AWS Certified Data Analytics – Specialty — Question 158
A company uses Amazon Redshift as its data warehouse. A new table includes some columns that contain sensitive data and some columns that contain non- sensitive data. The data in the table eventually will be referenced by several existing queries that run many times each day.
A data analytics specialist must ensure that only members of the company's auditing team can read the columns that contain sensitive data. All other users must have read-only access to the columns that contain non-sensitive data.
Which solution will meet these requirements with the LEAST operational overhead?
Answer options
- A. Grant the auditing team permission to read from the table. Load the columns that contain non-sensitive data into a second table. Grant the appropriate users read-only permissions to the second table.
- B. Grant all users read-only permissions to the columns that contain non-sensitive data. Use the GRANT SELECT command to allow the auditing team to access the columns that contain sensitive data.
- C. Grant all users read-only permissions to the columns that contain non-sensitive data. Attach an IAM policy to the auditing team with an explicit. Allow action that grants access to the columns that contain sensitive data.

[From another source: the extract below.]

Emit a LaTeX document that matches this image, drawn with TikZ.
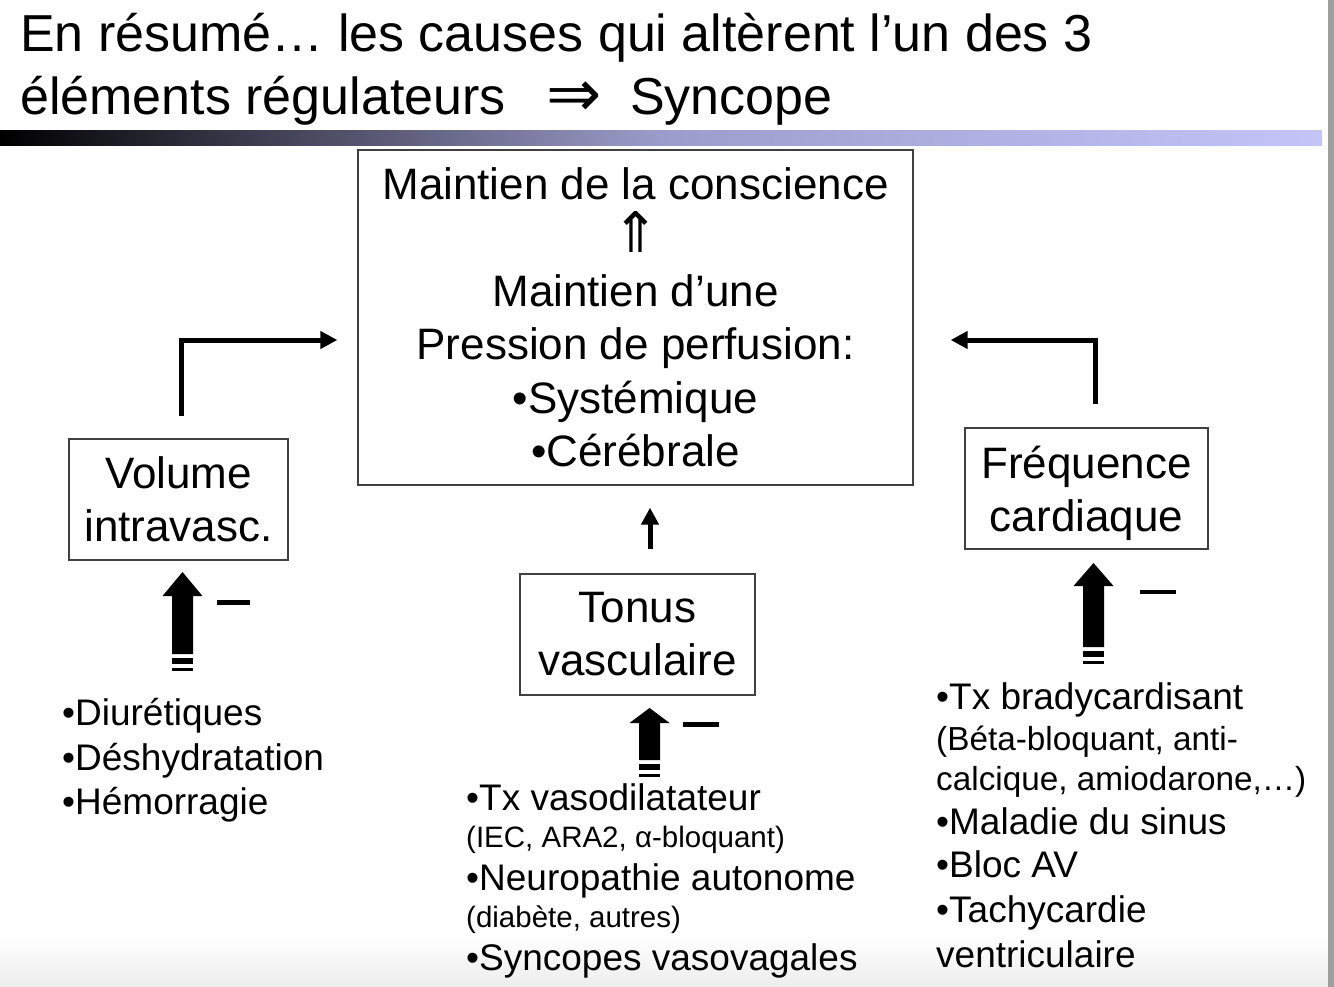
\documentclass[tikz,border=0pt]{standalone}
\usepackage{fontspec}
\setmainfont{Liberation Sans}
\newfontfamily\symbolfont{DejaVu Sans}
\usetikzlibrary{arrows.meta}
\definecolor{barmid}{RGB}{156,156,204}
\definecolor{barend}{RGB}{196,196,248}

\tikzset{
  pics/blockup/.style 2 args={code={
    \fill (-10.5,0) -- (-10.5,-#1) -- (-20,-#1) -- (0,-#1-#2) -- (20,-#1) -- (10.5,-#1) -- (10.5,0) -- cycle;
    \fill (-10.5,4) rectangle (10.5,10);
    \fill (-10.5,13.5) rectangle (10.5,16.5);
  }}
}

\begin{document}
\begin{tikzpicture}[x=1pt, y=-1pt, >={Triangle[length=17pt, width=17pt]}]
    \tikzstyle{box}=[draw=black!75, line width=1.3pt, align=center, inner sep=0pt, font=\fontsize{44}{53}\selectfont]
    \tikzstyle{flow}=[->, line width=5pt]
    \tikzstyle{title}=[anchor=base west, inner sep=0pt, font=\fontsize{52}{62}\selectfont]
    \tikzstyle{cause}=[anchor=base west, inner sep=0pt, font=\fontsize{37}{44}\selectfont]
    \tikzstyle{detail}=[anchor=base west, inner sep=0pt, font=\fontsize{29.5}{35}\selectfont]
    \tikzstyle{note}=[anchor=base west, inner sep=0pt, font=\fontsize{33.3}{40}\selectfont]

    % page
    \useasboundingbox (0,0) rectangle (1334,987);
    \fill[white] (0,0) rectangle (1334,987);
    \shade[top color=white, bottom color=black!7] (0,935) rectangle (1328,987);
    \fill[black!38] (1328,0) rectangle (1334,987);
    \shade[left color=black, right color=barend, middle color=barmid] (0,131) rectangle (1322,146);

    % title
    \node[title] (titre1) at (20,52) {En résumé… les causes qui altèrent l’un des 3};
    \node[title] (titre2) at (20,115) {éléments régulateurs};
    \node[inner sep=0pt, font=\symbolfont\fontsize{66}{70}\selectfont] (implique) at (574,99) {⇒};
    \node[title] (syncope) at (630,115) {Syncope};

    % boxes
    \node[box, minimum width=555pt, minimum height=335pt, font=\fontsize{44}{53.5}\selectfont] (maintien) at (635.5,317.5)
        {Maintien de la conscience\\{\symbolfont\fontsize{56}{53.5}\selectfont ⇑}\\Maintien d’une\\Pression de perfusion:\\•Systémique\\•Cérébrale};
    \node[box, minimum width=219pt, minimum height=121pt] (volume) at (178.5,499.5) {Volume\\intravasc.};
    \node[box, minimum width=235pt, minimum height=121pt] (tonus) at (637.5,634.5) {Tonus\\vasculaire};
    \node[box, minimum width=243pt, minimum height=121pt, text depth=0pt] (frequence) at (1086.5,488.5) {Fréquence\\cardiaque};

    % arrows to the centre
    \draw[flow] ([xshift=2.5pt, yshift=22pt]volume.north) |- ([xshift=-20pt, yshift=-22.5pt]maintien.west);
    \draw[flow] ([xshift=8.5pt, yshift=23pt]frequence.north) |- ([xshift=37pt, yshift=-22.5pt]maintien.east);
    \draw[flow] ([xshift=12.5pt, yshift=24pt]tonus.north) -- ([xshift=14.5pt, yshift=-22pt]maintien.south);

    % block arrows and minus signs
    \pic (flechevol) at (182.5,654) {blockup={58}{24}};
    \pic (flechetonus) at (649.5,760) {blockup={37}{15}};
    \pic (flechefreq) at (1093.5,647) {blockup={61}{23}};
    \fill (217,600) rectangle (250,605);
    \fill (683,722) rectangle (719,727);
    \fill (1140,590) rectangle (1176,594);

    % causes: volume
    \node[cause] (diuretiques) at (62,725) {•Diurétiques};
    \node[cause] (deshydratation) at (62,770) {•Déshydratation};
    \node[cause] (hemorragie) at (62,814) {•Hémorragie};

    % causes: tonus
    \node[cause] (vasodil) at (466,810) {•Tx vasodilatateur};
    \node[detail] (vasodilex) at (466,847) {(IEC, ARA2, α-bloquant)};
    \node[cause] (neuropathie) at (466,890) {•Neuropathie autonome};
    \node[detail] (neuropathieex) at (466,927) {(diabète, autres)};
    \node[cause] (vasovagales) at (466,970) {•Syncopes vasovagales};

    % causes: frequence
    \node[cause] (brady) at (936,709) {•Tx bradycardisant};
    \node[note] (bradyex1) at (936,750) {(Béta-bloquant, anti-};
    \node[note] (bradyex2) at (936,790) {calcique, amiodarone,…)};
    \node[cause] (sinus) at (936,834) {•Maladie du sinus};
    \node[cause] (bloc) at (936,877) {•Bloc AV};
    \node[cause] (tachy1) at (936,922) {•Tachycardie};
    \node[cause] (tachy2) at (936,967) {ventriculaire};
\end{tikzpicture}
\end{document}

- D. Grant the auditing team permission to read from the table. Create a view of the table that includes the columns that contain non-sensitive data. Grant the appropriate users read-only permissions to that view.
Correct answer: B
Explanation
Option B is correct because it allows all users to access the non-sensitive data while specifically granting the auditing team access to the sensitive columns, ensuring security without additional complexity. Option A adds unnecessary operational overhead by creating a second table, while Option C involves IAM policies that complicate access management. Option D creates a view that still requires management of table permissions, making it less efficient than simply using the GRANT SELECT command.